You can also assign colors yourself to better suit your workflow. You are able to load custom samples into the sampler and assign them their own colors.
Simply dragging and dropping MIDI into Battery 4 allows you to set up your sounds to performance MIDI controllers. Battery 4 uses all current sample file formats including .wav, .aiff, .nki, and .txt. For a more comprehensive list, please see this link.
Battery 4 has a browser list integrated in the UI which can sort through different patches for different parts of the drum kit. There is a search feature where you can search for specific keywords to filter out list items more efficiently. Once you are happy with a cell’s sound patch, you are able to further edit and make changes accordingly.
Down below there are tabs called Main, Effects, Modulation, Setup, Editor, and Master. Main features settings and effects that are commonly used when tweaking drums.
There’s a volume envelope which adjusts the Attack, Hold, Decay, Sustain, and Release (commonly known as ADSR envelopes); a transient master, EQ, sidechain, velocity parameters, reverb, filter, compressor and sends.
A really neat feature that Battery 4 has implemented is the Editor tab where you are able to musically edit a patch sound. You can cut, trim, lengthen, as well as fade, silence and reverse the audio of the sample being played.

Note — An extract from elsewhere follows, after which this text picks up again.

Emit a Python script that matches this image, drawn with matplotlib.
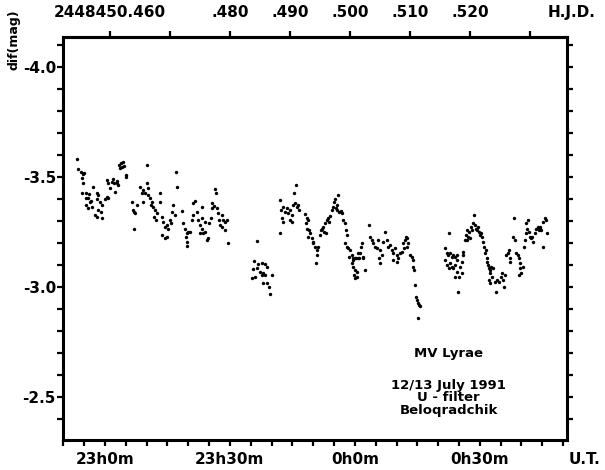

This also acts as a loop editor by switching the loop function on and you can edit in real-time how the loop will sound (for example, you may trim the audio so it only plays and loops the first half of the sample rather than including an audio tail).
The Editor and Effects tools are incredibly helpful as you don’t need to use third-party plug-ins or even leave the Battery 4 window to achieve the sound you’re looking for.
Overall, Battery 4 is a good choice for composers wanting to create their own beats and have an understanding of electronic or hip-hop music production.
These drum libraries are a great addition to a composer’s palette of samples. We’ve laid out some of the more popular and well-known companies and libraries and I hope that this guide helps you decide on the drums your home (or professional) studio is waiting for! If you still can’t decide, here is a question to guide you — what is your next project, or what do you WANT to work on?
If the answer is a huge, cinematic, awe-inspiring track, maybe Heavocity’s Damage library is for you! If you’re currently working on an indie rock song, try Toontrack’s EZdrummer 2 (and their Indie Folk EZX Expansion) or Native Instruments’ DrumLab. Remember to use your ears as your best judgement.
There are many drummers who might like the grungy, edgy metal kits, but there’s always going to be a special place in my heart for those clean, crisp studio drums. I personally like to add a high-pass filter to my envelopes and help brighten the sound of cymbals and tighten up the snare drum.
Remember to have fun with it, experiment and be inspired!